* AVAILABLE DATA
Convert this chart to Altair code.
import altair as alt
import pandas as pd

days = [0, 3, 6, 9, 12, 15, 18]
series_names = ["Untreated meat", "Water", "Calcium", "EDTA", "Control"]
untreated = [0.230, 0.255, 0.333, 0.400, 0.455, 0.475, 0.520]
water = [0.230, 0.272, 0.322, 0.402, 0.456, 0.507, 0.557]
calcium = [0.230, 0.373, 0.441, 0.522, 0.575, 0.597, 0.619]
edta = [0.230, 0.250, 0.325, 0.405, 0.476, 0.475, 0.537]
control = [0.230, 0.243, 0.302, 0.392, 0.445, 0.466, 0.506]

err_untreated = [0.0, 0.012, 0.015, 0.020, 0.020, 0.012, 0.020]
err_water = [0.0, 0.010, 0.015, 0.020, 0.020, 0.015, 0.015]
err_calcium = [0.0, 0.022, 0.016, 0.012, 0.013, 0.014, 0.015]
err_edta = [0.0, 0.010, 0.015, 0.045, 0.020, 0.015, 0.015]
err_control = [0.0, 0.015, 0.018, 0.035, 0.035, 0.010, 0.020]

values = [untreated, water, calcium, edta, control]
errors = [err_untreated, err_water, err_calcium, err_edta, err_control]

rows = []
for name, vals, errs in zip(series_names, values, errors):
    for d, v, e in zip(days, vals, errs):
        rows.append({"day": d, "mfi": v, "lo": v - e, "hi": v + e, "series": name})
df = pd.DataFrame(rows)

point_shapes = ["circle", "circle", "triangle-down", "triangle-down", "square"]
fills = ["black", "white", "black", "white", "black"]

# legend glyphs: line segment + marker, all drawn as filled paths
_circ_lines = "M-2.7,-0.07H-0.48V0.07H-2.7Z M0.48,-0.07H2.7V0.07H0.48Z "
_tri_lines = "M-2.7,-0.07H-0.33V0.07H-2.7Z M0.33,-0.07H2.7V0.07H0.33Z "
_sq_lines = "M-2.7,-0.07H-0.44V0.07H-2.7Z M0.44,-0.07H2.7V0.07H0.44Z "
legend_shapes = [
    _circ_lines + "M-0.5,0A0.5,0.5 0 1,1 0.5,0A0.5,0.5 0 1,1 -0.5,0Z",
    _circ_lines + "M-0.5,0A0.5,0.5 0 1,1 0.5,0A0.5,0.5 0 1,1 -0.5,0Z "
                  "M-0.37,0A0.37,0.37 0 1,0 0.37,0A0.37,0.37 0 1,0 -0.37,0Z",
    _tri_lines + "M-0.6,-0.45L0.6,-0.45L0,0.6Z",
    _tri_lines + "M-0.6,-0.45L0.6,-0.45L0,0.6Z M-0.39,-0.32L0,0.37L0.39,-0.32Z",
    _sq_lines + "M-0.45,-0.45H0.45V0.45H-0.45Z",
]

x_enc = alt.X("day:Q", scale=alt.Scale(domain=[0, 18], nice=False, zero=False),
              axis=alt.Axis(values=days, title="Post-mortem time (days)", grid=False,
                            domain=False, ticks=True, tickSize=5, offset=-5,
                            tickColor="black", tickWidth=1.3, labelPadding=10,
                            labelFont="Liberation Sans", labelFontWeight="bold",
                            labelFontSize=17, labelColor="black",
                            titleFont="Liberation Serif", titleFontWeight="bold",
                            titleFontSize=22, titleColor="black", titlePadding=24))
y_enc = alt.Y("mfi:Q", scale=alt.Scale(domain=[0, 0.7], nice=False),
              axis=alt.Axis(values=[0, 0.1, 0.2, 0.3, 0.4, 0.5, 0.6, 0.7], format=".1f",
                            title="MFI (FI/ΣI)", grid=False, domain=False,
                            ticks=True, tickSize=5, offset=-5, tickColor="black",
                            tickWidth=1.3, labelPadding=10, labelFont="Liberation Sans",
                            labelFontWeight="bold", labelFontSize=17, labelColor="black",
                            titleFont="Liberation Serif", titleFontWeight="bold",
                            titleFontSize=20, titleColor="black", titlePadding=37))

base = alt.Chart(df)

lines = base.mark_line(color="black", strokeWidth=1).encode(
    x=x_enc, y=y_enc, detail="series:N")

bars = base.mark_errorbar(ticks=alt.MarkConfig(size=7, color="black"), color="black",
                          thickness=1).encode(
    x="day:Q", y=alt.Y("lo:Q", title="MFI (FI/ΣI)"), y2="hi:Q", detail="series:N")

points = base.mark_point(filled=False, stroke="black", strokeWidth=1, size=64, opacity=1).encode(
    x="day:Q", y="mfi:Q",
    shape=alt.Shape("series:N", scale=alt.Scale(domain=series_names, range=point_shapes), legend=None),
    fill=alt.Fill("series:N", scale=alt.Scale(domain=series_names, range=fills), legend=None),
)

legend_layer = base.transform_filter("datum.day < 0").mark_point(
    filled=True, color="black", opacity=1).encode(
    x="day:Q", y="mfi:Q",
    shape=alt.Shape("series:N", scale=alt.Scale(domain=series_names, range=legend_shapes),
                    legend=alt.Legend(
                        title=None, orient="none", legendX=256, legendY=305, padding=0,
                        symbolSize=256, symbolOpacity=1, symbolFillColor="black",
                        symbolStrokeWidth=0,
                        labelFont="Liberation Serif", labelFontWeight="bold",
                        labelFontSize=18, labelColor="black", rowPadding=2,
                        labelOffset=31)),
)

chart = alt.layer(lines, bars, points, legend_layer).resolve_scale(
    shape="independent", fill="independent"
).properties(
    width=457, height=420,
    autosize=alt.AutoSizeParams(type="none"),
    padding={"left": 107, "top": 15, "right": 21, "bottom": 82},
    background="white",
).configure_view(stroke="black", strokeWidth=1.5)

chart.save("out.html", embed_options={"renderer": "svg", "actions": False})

* WHAT YOU NEED TO DO
Return the opening line of the data and every line after it through the line containing "err_calcium, err_edta, err_control]", please, exactly as written and with nothing added.

* SOLUTION TO THE EXERCISE
Convert this chart to Altair code.
import altair as alt
import pandas as pd

days = [0, 3, 6, 9, 12, 15, 18]
series_names = ["Untreated meat", "Water", "Calcium", "EDTA", "Control"]
untreated = [0.230, 0.255, 0.333, 0.400, 0.455, 0.475, 0.520]
water = [0.230, 0.272, 0.322, 0.402, 0.456, 0.507, 0.557]
calcium = [0.230, 0.373, 0.441, 0.522, 0.575, 0.597, 0.619]
edta = [0.230, 0.250, 0.325, 0.405, 0.476, 0.475, 0.537]
control = [0.230, 0.243, 0.302, 0.392, 0.445, 0.466, 0.506]

err_untreated = [0.0, 0.012, 0.015, 0.020, 0.020, 0.012, 0.020]
err_water = [0.0, 0.010, 0.015, 0.020, 0.020, 0.015, 0.015]
err_calcium = [0.0, 0.022, 0.016, 0.012, 0.013, 0.014, 0.015]
err_edta = [0.0, 0.010, 0.015, 0.045, 0.020, 0.015, 0.015]
err_control = [0.0, 0.015, 0.018, 0.035, 0.035, 0.010, 0.020]

values = [untreated, water, calcium, edta, control]
errors = [err_untreated, err_water, err_calcium, err_edta, err_control]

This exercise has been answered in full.